Fonda, in fact, has been instrumental in helping Ensler raise more than $26 million to support her V-Day Foundation, a nonprofit movement that funds grassroots groups working to stop violence against women and girls and helping those who are survivors of violence. A percentage of the profits for The Good Body will go to this foundation.

The cavernous Guastavino's suddenly makes sense as the party site for a one-person show when these two two-time Oscar winners enter — and fill — the room. Marisa Tomei, also an Oscar winner, and Harvey Keitel round out the Old Hollywood contingent at the bash.

The only other flickering of star power to be seen is from the New (but no less committed) Hollywood — Julia Stiles ("The Bourne Identity" and "The Bourne Supremacy"), who proudly crowed she just finished a London run of David Mamet's Oleanna with Aaron Eckhart and is currently shopping around for a possible stage project to do in New York, and Kerry Washington, who's getting some Oscar talk as Mrs. Ray Charles in "Ray" and will soon be seen on screen in "Fabulous Four" and "Mr. and Mrs. Smith." Washington also played publicist for Shiva Rose McDermott, who, she says, is wonderful opposite David Moscow in a New York-set love story that just finished filming called "David and Lalya." On her own, McDermott says she has stage designs on A Doll's House in Los Angeles.

The latter's husband, Dylan ("The Practice," "The Grid") McDermott, lent his star presence to the proceedings because Ensler happens to be his former stepmother. In 1987, she was author of his Off-Broadway debut (at the Samuel Beckett Theatre on West 42nd), Scooncat. Some thought it a pretty sexual showcase coming from a parent — this from a woman who nine years later would make her name and fortune with The Vagina Monologues, a series of dramatized interviews that began in the basement of the Cornelia Street Cafe and quickly became a worldwide cottage industry and unifying call-to-action.
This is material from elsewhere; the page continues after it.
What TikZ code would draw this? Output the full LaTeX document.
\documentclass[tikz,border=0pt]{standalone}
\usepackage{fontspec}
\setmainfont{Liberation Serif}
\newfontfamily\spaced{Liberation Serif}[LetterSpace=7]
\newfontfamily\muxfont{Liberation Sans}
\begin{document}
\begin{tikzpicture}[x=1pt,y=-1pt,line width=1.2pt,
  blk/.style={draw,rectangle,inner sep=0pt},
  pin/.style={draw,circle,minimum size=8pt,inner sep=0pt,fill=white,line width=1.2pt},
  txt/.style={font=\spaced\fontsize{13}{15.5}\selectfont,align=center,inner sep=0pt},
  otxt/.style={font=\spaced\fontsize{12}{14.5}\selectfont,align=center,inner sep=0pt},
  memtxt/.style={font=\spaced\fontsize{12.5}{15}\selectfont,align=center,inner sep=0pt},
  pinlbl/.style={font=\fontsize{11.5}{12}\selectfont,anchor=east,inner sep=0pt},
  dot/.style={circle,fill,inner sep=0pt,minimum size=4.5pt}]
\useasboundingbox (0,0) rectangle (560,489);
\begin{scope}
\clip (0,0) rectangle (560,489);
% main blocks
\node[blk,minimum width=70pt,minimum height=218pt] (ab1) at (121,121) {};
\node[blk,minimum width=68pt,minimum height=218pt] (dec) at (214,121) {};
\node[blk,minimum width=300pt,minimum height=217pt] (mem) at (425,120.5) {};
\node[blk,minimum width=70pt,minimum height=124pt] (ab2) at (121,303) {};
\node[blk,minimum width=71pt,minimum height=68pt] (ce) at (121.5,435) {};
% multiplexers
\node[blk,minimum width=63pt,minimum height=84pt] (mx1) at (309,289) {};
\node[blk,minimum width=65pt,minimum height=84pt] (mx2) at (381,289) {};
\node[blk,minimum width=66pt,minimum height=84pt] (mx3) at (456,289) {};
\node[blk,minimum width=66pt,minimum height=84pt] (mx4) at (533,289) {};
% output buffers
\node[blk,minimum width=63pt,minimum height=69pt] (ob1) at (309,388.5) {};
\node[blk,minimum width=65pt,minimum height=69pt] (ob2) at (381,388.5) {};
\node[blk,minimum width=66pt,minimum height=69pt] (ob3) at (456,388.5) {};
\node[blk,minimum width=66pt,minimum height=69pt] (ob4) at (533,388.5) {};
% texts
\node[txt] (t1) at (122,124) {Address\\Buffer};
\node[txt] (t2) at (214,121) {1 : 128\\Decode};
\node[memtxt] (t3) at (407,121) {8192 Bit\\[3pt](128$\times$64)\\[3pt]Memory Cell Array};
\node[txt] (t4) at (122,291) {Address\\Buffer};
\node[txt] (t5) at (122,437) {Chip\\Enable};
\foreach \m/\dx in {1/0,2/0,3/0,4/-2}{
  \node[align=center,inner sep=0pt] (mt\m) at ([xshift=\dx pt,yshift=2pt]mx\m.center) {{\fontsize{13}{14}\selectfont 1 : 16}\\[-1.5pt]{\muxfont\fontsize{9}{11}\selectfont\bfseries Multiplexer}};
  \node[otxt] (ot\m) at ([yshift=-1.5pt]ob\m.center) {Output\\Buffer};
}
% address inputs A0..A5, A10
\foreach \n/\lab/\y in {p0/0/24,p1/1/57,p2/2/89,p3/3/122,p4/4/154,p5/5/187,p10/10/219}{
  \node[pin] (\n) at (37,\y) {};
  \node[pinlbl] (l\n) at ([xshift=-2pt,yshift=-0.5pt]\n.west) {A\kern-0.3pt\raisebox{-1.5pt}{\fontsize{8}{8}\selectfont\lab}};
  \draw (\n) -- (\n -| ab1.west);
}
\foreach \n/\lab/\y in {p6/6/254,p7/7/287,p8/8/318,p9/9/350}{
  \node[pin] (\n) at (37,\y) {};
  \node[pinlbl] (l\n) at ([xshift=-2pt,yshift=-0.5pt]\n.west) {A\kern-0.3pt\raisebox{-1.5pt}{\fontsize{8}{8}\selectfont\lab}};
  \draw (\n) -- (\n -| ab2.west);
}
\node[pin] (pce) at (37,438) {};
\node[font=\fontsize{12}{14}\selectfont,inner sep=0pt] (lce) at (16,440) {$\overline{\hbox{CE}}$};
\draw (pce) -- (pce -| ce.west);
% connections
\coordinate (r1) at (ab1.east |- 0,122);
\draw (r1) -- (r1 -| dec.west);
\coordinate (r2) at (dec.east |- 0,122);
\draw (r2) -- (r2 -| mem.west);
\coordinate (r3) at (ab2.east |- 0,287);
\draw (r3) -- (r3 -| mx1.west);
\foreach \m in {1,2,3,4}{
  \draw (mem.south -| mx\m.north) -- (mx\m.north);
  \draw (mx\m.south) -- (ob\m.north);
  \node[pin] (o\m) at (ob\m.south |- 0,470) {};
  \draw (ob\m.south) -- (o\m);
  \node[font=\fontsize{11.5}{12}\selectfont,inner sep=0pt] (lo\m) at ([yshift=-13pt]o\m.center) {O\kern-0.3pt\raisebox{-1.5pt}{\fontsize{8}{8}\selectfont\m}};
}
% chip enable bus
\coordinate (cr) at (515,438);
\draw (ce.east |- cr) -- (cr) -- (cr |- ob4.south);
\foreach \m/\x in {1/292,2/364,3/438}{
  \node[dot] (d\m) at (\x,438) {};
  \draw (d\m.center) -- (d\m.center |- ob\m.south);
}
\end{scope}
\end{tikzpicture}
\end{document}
Peter Askin, the director of The Good Body, sees this sequel as going the same route as The Vagina Monologues, breaking a one-person show up into different parts so other actresses could share the wealth. "Eve's doing about 13 different characters, including herself," he says. "There is a plan — if this has a life and goes on — that we would bring three actresses in to do it. In some ways, it really lends itself to that. One actor could take Eve's role, and the other two actors could be different roles. It would become a play."

His next project is a new play by "American Pie" screenwriter Paul Weitz called Privilege. He'll put it into rehearsal in February for presentation at Second Stage Theatre. "It's about two young brothers, 12 and 15, whose father gets arrested for insider trading."
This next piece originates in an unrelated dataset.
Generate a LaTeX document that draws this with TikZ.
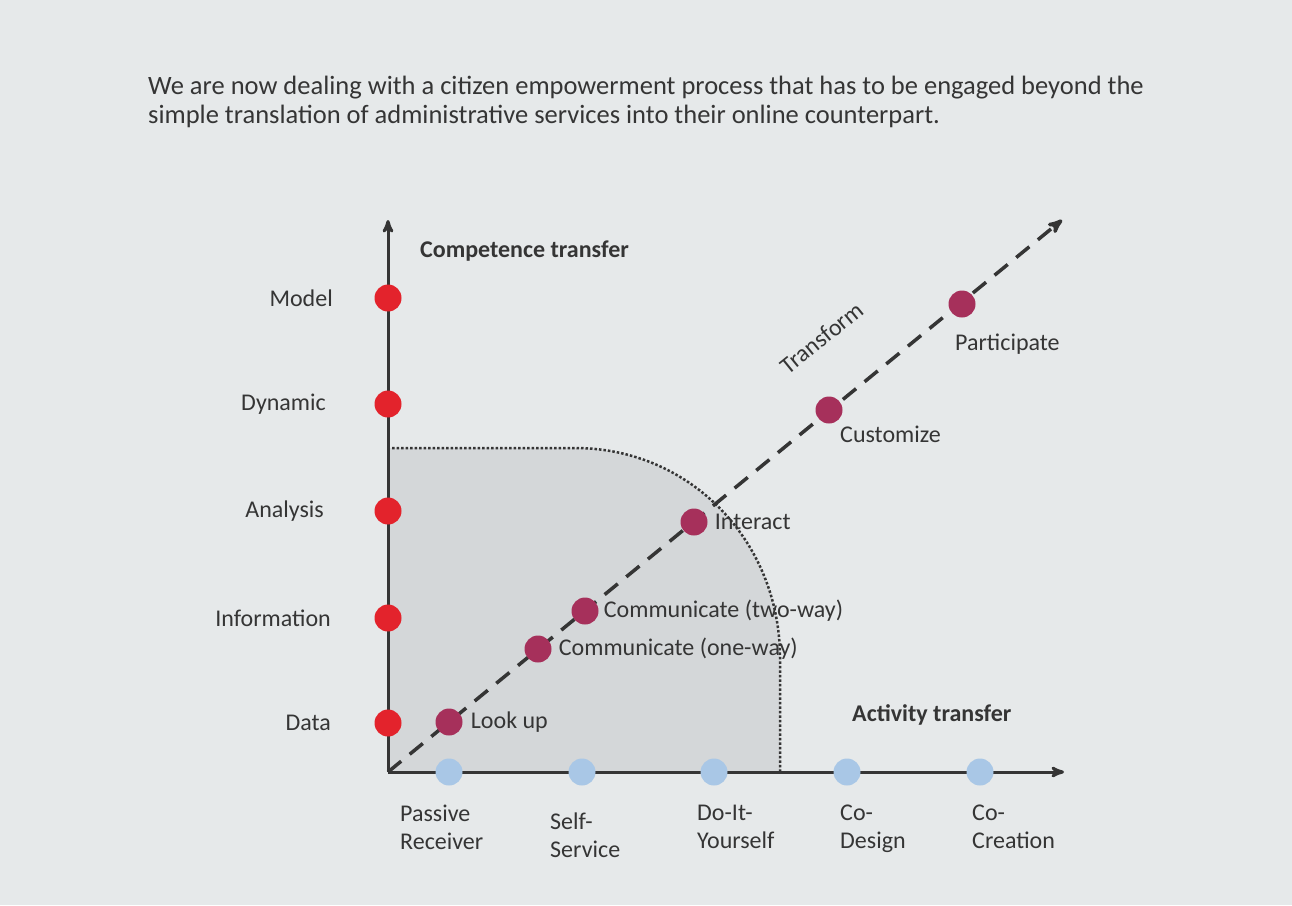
\documentclass[tikz,border=0pt]{standalone}
\usepackage{fontspec}
\setmainfont{Carlito}
\usetikzlibrary{arrows,positioning}
\definecolor{paper}{HTML}{E6E9EA}
\definecolor{areagray}{HTML}{D4D7D9}
\definecolor{ink}{HTML}{353535}
\definecolor{dotred}{HTML}{E3232C}
\definecolor{dotplum}{HTML}{A6305B}
\definecolor{dotblue}{HTML}{A9C7E6}

\begin{document}
\begin{tikzpicture}[x=1pt,y=-1pt,>=stealth',font=\fontsize{24}{28}\selectfont,text=ink]
\tikzstyle{level}=[circle,fill=dotred,minimum size=27pt,inner sep=0pt]
\tikzstyle{role}=[circle,fill=dotblue,minimum size=27pt,inner sep=0pt]
\tikzstyle{mode}=[circle,fill=dotplum,minimum size=27pt,inner sep=0pt]
\tikzstyle{axis}=[->,draw=ink,line width=3pt]
\tikzstyle{lbl}=[inner sep=0pt]
\fill[paper] (0,0) rectangle (1292,905);
\useasboundingbox (0,0) rectangle (1292,905);

\node[lbl,anchor=north west,align=left,font=\fontsize{26.5}{29}\selectfont] (head) at (148,76)
  {We are now dealing with a citizen empowerment process that has to be engaged beyond the\\
   simple translation of administrative services into their online counterpart.};

% shaded area
\fill[areagray] (388,772) -- (388,448) -- (575,448) .. controls (691,448) and (780,542) .. (780,658) -- (780,772) -- cycle;
\draw[ink,line width=2.5pt,dash pattern=on 2.5pt off 2pt] (392,448) -- (575,448) .. controls (691,448) and (780,542) .. (780,658) -- (780,772);

\coordinate (O) at (388,772);
\coordinate (Y) at (388,220);
\coordinate (X) at (1064,772);
\coordinate (T) at (1062,220);
\draw[axis] (O) -- (Y);
\draw[axis] (O) -- (X);
\draw[->,draw=ink,line width=3.5pt,dash pattern=on 17pt off 11pt] (O) -- (T);

\node[lbl,font=\fontsize{24}{28}\selectfont\bfseries,anchor=west] (comp) at (420,251) {Competence transfer};
\node[lbl,font=\fontsize{24}{28}\selectfont\bfseries,anchor=west] (act) at (852,715) {Activity transfer};

% competence levels
\node[level] (L1) at (388,723) {};
\node[level] (L2) at (388,618) {};
\node[level] (L3) at (388,511) {};
\node[level] (L4) at (388,404) {};
\node[level] (L5) at (388,298) {};
\node[lbl,anchor=east] at (331,723) {Data};
\node[lbl,anchor=east] at (331,618) {Information};
\node[lbl,anchor=east] at (324,511) {Analysis};
\node[lbl,anchor=east] at (326,404) {Dynamic};
\node[lbl,anchor=east] at (333,298) {Model};

% activity roles
\node[role] (R1) at (449,772) {};
\node[role] (R2) at (582,772) {};
\node[role] (R3) at (714,772) {};
\node[role] (R4) at (847,772) {};
\node[role] (R5) at (980,772) {};
\node[lbl,anchor=north west,align=left] at (400,805) {Passive\\Receiver};
\node[lbl,anchor=north west,align=left] at (550,813) {Self-\\Service};
\node[lbl,anchor=north west,align=left] at (697,805) {Do-It-\\Yourself};
\node[lbl,anchor=north west,align=left] at (840,805) {Co-\\Design};
\node[lbl,anchor=north west,align=left] at (972,805) {Co-\\Creation};

% transformation steps
\node[mode] (M1) at (449,722) {};
\node[mode] (M2) at (538,649) {};
\node[mode] (M3) at (585,611) {};
\node[mode] (M4) at (694,522) {};
\node[mode] (M5) at (829,410) {};
\node[mode] (M6) at (962,304) {};
\node[lbl,right=8pt of M1] {Look up};
\node[lbl,right=7pt of M2] {Communicate (one-way)};
\node[lbl,right=5pt of M3] {Communicate (two-way)};
\node[lbl,right=7pt of M4] {Interact};
\node[lbl,anchor=west] at (840,434) {Customize};
\node[lbl,anchor=west] at (955,344) {Participate};
\node[lbl,rotate=39] at (822,338) {Transform};
\end{tikzpicture}
\end{document}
Isabella Rossellini and Cosmopolitan's Helen Gurley Brown, both characters in The Good Body, did not make the opening but are quite familiar with the project. "I read it to Helen before I did it," says Ensler, "and Isabella has seen it a few times already. She loves it."
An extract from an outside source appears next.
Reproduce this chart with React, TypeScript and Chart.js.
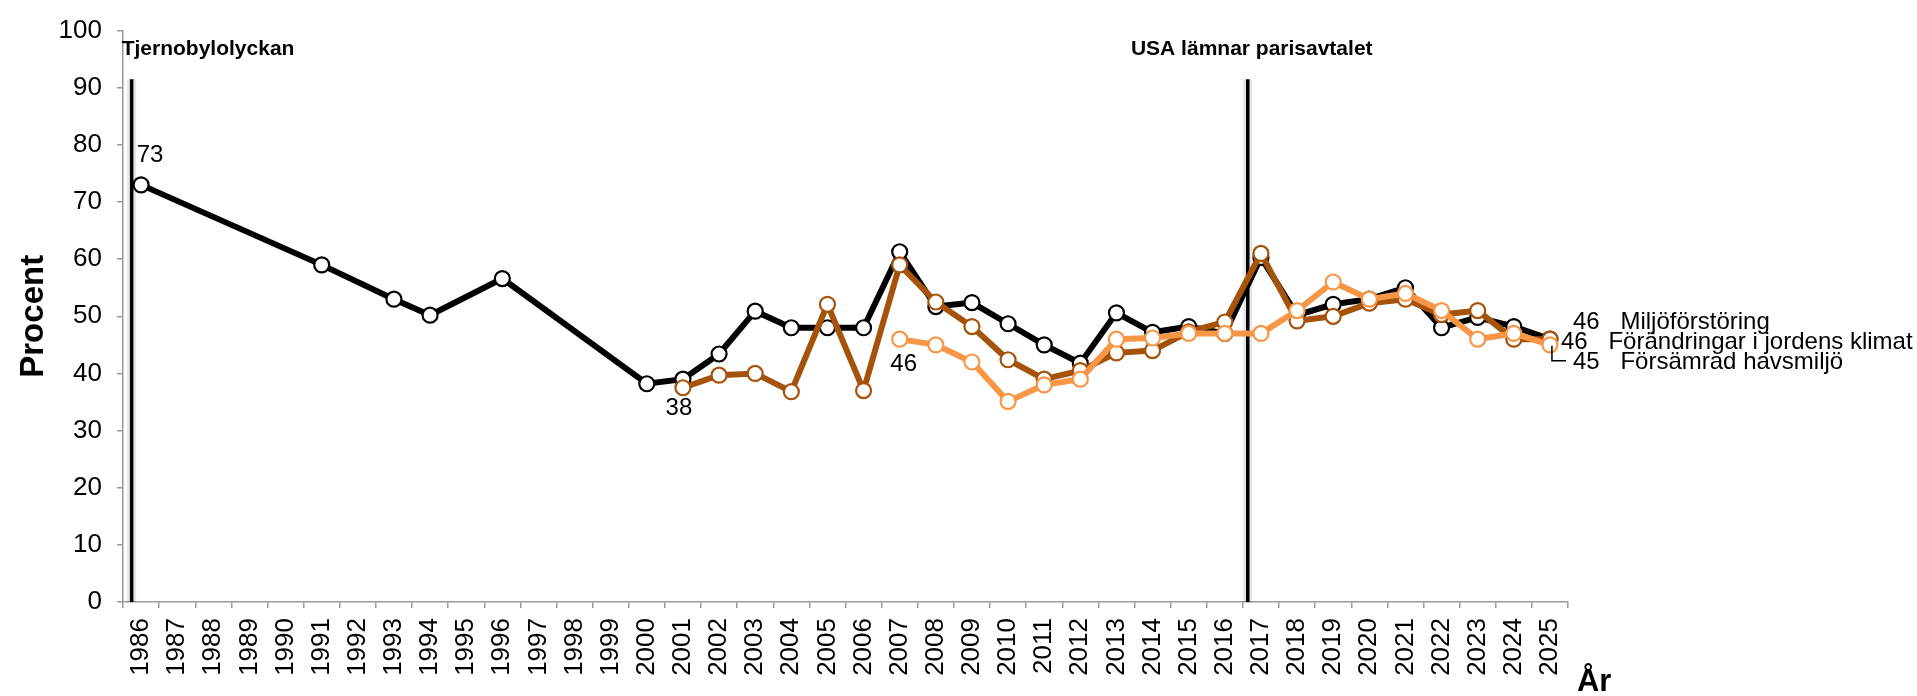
import React, { useEffect, useRef } from 'react';
import { Chart, registerables } from 'chart.js';

Chart.register(...registerables);

const FONT = "'Liberation Sans', Arial, Helvetica, sans-serif";

// ---- Data ----
const years = [
  '1986', '1987', '1988', '1989', '1990', '1991', '1992', '1993', '1994', '1995',
  '1996', '1997', '1998', '1999', '2000', '2001', '2002', '2003', '2004', '2005',
  '2006', '2007', '2008', '2009', '2010', '2011', '2012', '2013', '2014', '2015',
  '2016', '2017', '2018', '2019', '2020', '2021', '2022', '2023', '2024', '2025',
];

const miljoforstoring = [
  73, null, null, null, null, 59, null, 53, 50.2, null,
  56.6, null, null, null, 38.2, 39, 43.4, 50.9, 48, 48,
  48, 61.3, 51.7, 52.4, 48.7, 45, 41.8, 50.6, 47.2, 48.2,
  47, 60.3, 50.2, 52.1, 53, 55, 48, 49.8, 48.2, 46,
];

const klimat = [
  null, null, null, null, null, null, null, null, null, null,
  null, null, null, null, null, 37.5, 39.7, 40, 36.8, 52.1,
  37, 59, 52.5, 48.2, 42.4, 39, 40.5, 43.6, 44, 47.3,
  49, 61, 49.2, 50, 52.3, 53, 50.3, 51, 46, 46,
];

const havsmiljo = [
  null, null, null, null, null, null, null, null, null, null,
  null, null, null, null, null, null, null, null, null, null,
  null, 46, 45, 42, 35.1, 38, 39, 46, 46.2, 47,
  47, 47, 51, 56, 53, 54, 51, 46, 47, 45,
];

const seriesNames = ['Miljöförstöring', 'Förändringar i jordens klimat', 'Försämrad havsmiljö'];
const seriesColors = ['#000000', '#A5520B', '#F79646'];

const eventNames = ['Tjernobylolyckan', 'USA lämnar parisavtalet'];
const eventYears = [1985.74, 2016.635];
const eventTop = 91.5;

const yTitle = 'Procent';
const xTitle = 'År';

// point labels: [series index, category index]
const pointLabelSeries = [0, 1, 2];
const pointLabelIndex = [0, 15, 21];

export default function App() {
  const ref = useRef<HTMLCanvasElement | null>(null);

  useEffect(() => {
    const canvas = ref.current;
    if (!canvas) return;
    const allSeries = [miljoforstoring, klimat, havsmiljo];

    const overlay = {
      id: 'overlay',
      beforeDatasetsDraw(chart: any) {
        const { ctx, scales } = chart;
        const x = scales.x;
        const y = scales.y;
        ctx.save();
        eventYears.forEach((yr) => {
          const px = x.getPixelForValue(yr - 1986);
          const top = y.getPixelForValue(eventTop);
          const bottom = y.getPixelForValue(0);
          ctx.beginPath();
          ctx.strokeStyle = 'rgba(0,0,0,0.10)';
          ctx.lineWidth = 9;
          ctx.moveTo(px, top);
          ctx.lineTo(px, bottom);
          ctx.stroke();
          ctx.beginPath();
          ctx.strokeStyle = '#000';
          ctx.lineWidth = 3.5;
          ctx.moveTo(px, top);
          ctx.lineTo(px, bottom);
          ctx.stroke();
        });
        ctx.restore();
      },
      afterDatasetsDraw(chart: any) {
        const { ctx, scales } = chart;
        const x = scales.x;
        const y = scales.y;
        ctx.save();
        ctx.fillStyle = '#000';

        // event labels
        ctx.font = `bold 21px ${FONT}`;
        ctx.textBaseline = 'alphabetic';
        eventYears.forEach((yr, i) => {
          const px = x.getPixelForValue(yr - 1986);
          if (i === 0) {
            ctx.textAlign = 'left';
            ctx.fillText(eventNames[i], px - 10, 55);
          } else {
            ctx.textAlign = 'center';
            ctx.fillText(eventNames[i], px + 4, 55);
          }
        });

        // point labels
        ctx.font = `24px ${FONT}`;
        ctx.textAlign = 'center';
        ctx.textBaseline = 'middle';
        const offs = [[9, -30], [-4, 21], [4, 25]];
        pointLabelSeries.forEach((s, k) => {
          const idx = pointLabelIndex[k];
          const v = allSeries[s][idx] as number;
          const px = x.getPixelForValue(idx);
          const py = y.getPixelForValue(v);
          ctx.fillText(String(Math.round(v)), px + offs[k][0], py + offs[k][1]);
        });

        // end labels
        const last = years.length - 1;
        const lastX = x.getPixelForValue(last);
        const baseY = y.getPixelForValue(allSeries[0][last] as number) - 10;
        const rowDx = [23, 11, 23];
        const rowDy = [0, 20, 39.5];
        ctx.font = `24px ${FONT}`;
        ctx.textAlign = 'left';
        ctx.textBaseline = 'alphabetic';
        allSeries.forEach((arr, s) => {
          const v = arr[last] as number;
          const tx = lastX + rowDx[s];
          const ty = baseY + rowDy[s];
          ctx.fillText(String(Math.round(v)), tx, ty);
          ctx.fillText(seriesNames[s], tx + 47.5, ty);
        });
        // leader line for the third label
        const py3 = y.getPixelForValue(allSeries[2][last] as number);
        ctx.beginPath();
        ctx.strokeStyle = '#000';
        ctx.lineWidth = 1.5;
        ctx.moveTo(lastX + 2, py3 + 1);
        ctx.lineTo(lastX + 2, baseY + rowDy[2] - 8);
        ctx.lineTo(lastX + 16, baseY + rowDy[2] - 8);
        ctx.stroke();

        // x axis title
        ctx.font = `bold 31px ${FONT}`;
        ctx.textAlign = 'left';
        ctx.textBaseline = 'alphabetic';
        ctx.fillText(xTitle, lastX + 27, 691);
        ctx.restore();
      },
    };

    const datasets = allSeries.map((arr, s) => ({
      label: seriesNames[s],
      data: arr,
      borderColor: seriesColors[s],
      backgroundColor: seriesColors[s],
      borderWidth: 6,
      pointRadius: 7.5,
      pointBorderWidth: 2.2,
      pointBackgroundColor: '#ffffff',
      pointBorderColor: seriesColors[s],
      spanGaps: true,
      tension: 0,
      order: 3 - s,
    }));

    const chart = new Chart(canvas, {
      type: 'line',
      data: { labels: years, datasets },
      options: {
        animation: false,
        responsive: false,
        devicePixelRatio: 1,
        events: [],
        layout: { padding: { left: 0, top: 23, right: 349, bottom: 0 } },
        plugins: {
          legend: { display: false },
          tooltip: { enabled: false },
          title: { display: false },
        },
        scales: {
          x: {
            type: 'category',
            offset: true,
            grid: {
              offset: true,
              drawOnChartArea: false,
              drawTicks: true,
              tickLength: 6,
              color: '#9a9a9a',
              lineWidth: 1.5,
            },
            border: { color: '#9a9a9a', width: 1.5 },
            ticks: {
              autoSkip: false,
              minRotation: 90,
              maxRotation: 90,
              padding: 10,
              color: '#000',
              font: { size: 26, family: FONT },
            },
            afterFit: (s: any) => { s.height = 94; },
          },
          y: {
            min: 0,
            max: 100,
            grid: {
              drawOnChartArea: false,
              drawTicks: true,
              tickLength: 6,
              color: '#9a9a9a',
              lineWidth: 1.5,
            },
            border: { color: '#9a9a9a', width: 1.5 },
            ticks: {
              stepSize: 10,
              padding: 15,
              color: '#000',
              font: { size: 26, family: FONT },
            },
            title: {
              display: true,
              text: yTitle,
              color: '#000',
              font: { size: 33, weight: 'bold', family: FONT },
              padding: { top: 14, bottom: 0 },
            },
            afterFit: (s: any) => { s.width = 123; },
          },
        },
      },
      plugins: [overlay],
    });

    return () => chart.destroy();
  }, []);

  return (
    <div style={{ position: 'absolute', left: 0, top: 0, width: 1917, height: 696, background: '#fff' }}>
      <canvas ref={ref} width={1917} height={696} style={{ display: 'block', width: 1917, height: 696 }} />
    </div>
  );
}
In a bright and generally zippy 87 minutes, Ensler explores how women throughout the world feel about their bodies — ultimately, a matter of taking the good with the bad. "I want us to get out of this idea of 'good' that is being fabricated by The Bush Administration," Ensler says. "This black-and-white consciousness — that there is good or evil — I find very frightening. I want audience to feel that good is full of everything. It's full of darkness. It's full of outrage. It's full of humor. It's full of sexuality. It's full of happiness. I want people to look at our low-esteem and see how it's impacted in our life — often in how we feel about our bodies. I want us to see how we can use that to begin to love ourselves. If we do that, we might actually serve the world and heal other people."